I struggle with this because for the first chunk of my life I was told my worth was in material things. In being able to keep up with men in any event, in what my career status was. When I really should have been appreciating the role God gave women.
I was also given the wonderful gift of being able to create art. This is where my daily struggle comes in. I sometimes find myself frustrated that I can’t always just glue myself to a tablet and draw to my heart’s content. But I quickly realize how selfish that feeling is (and fleeting). For one, it is not my role to bring home money. I’m not meant to dedicate hours or days to an income. That isn’t the role I agreed to. Second, I guarantee I will not be saying ‘I’m so glad I made that exact art piece’, or ‘I wish I made more art’ on my deathbed. No. I have a wonderful blessing in that I get to be here for every first step, first word, and first stumble of my kid’s lives. The sacrifice my husband makes of his time to bring home an income to support us all is great. He misses a lot.

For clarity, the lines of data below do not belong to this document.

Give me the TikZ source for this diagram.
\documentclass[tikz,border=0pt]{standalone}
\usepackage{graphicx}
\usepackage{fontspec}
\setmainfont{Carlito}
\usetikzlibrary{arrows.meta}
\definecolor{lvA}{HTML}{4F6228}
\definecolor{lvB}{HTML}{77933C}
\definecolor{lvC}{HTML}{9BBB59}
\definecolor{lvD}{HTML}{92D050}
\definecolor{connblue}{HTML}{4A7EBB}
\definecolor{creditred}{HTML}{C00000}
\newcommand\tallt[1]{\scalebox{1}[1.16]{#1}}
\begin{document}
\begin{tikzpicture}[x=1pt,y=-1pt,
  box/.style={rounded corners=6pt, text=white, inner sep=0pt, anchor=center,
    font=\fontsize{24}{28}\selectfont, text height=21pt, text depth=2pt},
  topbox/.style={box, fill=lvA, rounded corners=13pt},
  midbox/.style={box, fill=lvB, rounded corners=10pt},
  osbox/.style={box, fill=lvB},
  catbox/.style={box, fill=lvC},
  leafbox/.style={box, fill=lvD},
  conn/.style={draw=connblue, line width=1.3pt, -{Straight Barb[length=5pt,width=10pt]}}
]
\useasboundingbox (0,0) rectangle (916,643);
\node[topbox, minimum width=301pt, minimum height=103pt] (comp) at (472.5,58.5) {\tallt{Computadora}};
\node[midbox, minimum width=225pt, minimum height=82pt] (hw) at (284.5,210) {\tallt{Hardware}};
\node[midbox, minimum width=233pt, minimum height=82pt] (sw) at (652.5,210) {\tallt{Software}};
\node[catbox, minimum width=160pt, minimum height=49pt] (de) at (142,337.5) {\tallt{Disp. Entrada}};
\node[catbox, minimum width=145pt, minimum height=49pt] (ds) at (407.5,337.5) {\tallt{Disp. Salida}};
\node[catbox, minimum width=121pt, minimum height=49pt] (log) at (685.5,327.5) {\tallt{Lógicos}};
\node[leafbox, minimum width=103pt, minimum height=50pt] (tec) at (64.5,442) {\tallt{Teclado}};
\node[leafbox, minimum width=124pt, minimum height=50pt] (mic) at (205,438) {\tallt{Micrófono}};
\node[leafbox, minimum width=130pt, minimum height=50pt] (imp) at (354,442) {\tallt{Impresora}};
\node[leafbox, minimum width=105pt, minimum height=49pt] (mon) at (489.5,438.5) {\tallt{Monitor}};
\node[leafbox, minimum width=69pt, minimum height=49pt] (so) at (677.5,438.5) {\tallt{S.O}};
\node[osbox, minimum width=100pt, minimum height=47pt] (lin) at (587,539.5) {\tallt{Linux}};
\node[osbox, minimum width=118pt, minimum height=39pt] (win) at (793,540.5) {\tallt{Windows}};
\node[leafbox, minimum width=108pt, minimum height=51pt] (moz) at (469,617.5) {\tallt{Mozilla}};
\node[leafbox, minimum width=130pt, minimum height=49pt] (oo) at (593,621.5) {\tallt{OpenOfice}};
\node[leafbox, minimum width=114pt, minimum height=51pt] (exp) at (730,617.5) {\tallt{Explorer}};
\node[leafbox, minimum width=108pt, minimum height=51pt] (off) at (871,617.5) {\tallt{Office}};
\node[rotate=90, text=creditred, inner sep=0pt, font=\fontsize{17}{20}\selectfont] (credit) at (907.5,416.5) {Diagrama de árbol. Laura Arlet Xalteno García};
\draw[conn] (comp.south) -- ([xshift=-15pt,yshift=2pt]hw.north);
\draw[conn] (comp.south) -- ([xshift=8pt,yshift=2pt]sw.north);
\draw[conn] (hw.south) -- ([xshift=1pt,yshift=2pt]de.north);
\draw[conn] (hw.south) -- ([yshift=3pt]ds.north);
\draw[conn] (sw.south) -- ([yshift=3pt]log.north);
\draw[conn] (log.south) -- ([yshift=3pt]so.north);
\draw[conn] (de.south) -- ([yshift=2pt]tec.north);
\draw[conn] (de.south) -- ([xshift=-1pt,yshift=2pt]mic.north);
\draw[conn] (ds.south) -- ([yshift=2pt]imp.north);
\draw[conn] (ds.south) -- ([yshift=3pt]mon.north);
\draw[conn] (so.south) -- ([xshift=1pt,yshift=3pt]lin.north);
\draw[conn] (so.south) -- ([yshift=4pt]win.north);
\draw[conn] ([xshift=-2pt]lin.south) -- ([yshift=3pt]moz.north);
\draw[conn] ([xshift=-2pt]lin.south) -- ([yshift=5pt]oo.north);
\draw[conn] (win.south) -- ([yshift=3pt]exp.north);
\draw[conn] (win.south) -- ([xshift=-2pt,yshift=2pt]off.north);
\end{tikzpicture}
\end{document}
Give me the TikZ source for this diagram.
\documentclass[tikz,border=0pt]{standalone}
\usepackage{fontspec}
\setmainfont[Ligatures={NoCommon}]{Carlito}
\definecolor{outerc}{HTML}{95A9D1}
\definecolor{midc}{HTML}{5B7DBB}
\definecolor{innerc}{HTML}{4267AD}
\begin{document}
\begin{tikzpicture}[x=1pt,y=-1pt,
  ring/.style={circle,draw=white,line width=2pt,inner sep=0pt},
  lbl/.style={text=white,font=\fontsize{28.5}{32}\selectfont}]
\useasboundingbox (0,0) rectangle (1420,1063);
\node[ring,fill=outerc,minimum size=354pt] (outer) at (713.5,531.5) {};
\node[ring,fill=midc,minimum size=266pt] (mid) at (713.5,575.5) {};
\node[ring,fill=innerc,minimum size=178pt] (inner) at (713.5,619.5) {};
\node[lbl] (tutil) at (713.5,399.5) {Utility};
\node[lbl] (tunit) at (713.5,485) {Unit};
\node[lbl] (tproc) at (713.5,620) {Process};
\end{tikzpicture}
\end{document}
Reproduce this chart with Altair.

I am the happiest I’ve ever been here at home raising my kids. When all the world tells me doing so holds me back. The world has no idea what it is talking about. The time that the children need me here is so so short. When they’ve grown and left the house, I’ll have plenty of time to follow my own small business ideas.


WOW time has flown. I write this end part now in 2022. May 27th, 2022 to be exact. Life comes at you fast. I’ll be writing a new update, but I thought this was still worth posting. I must have sat it down and gotten busy and forgot to post it. Thanks for reading!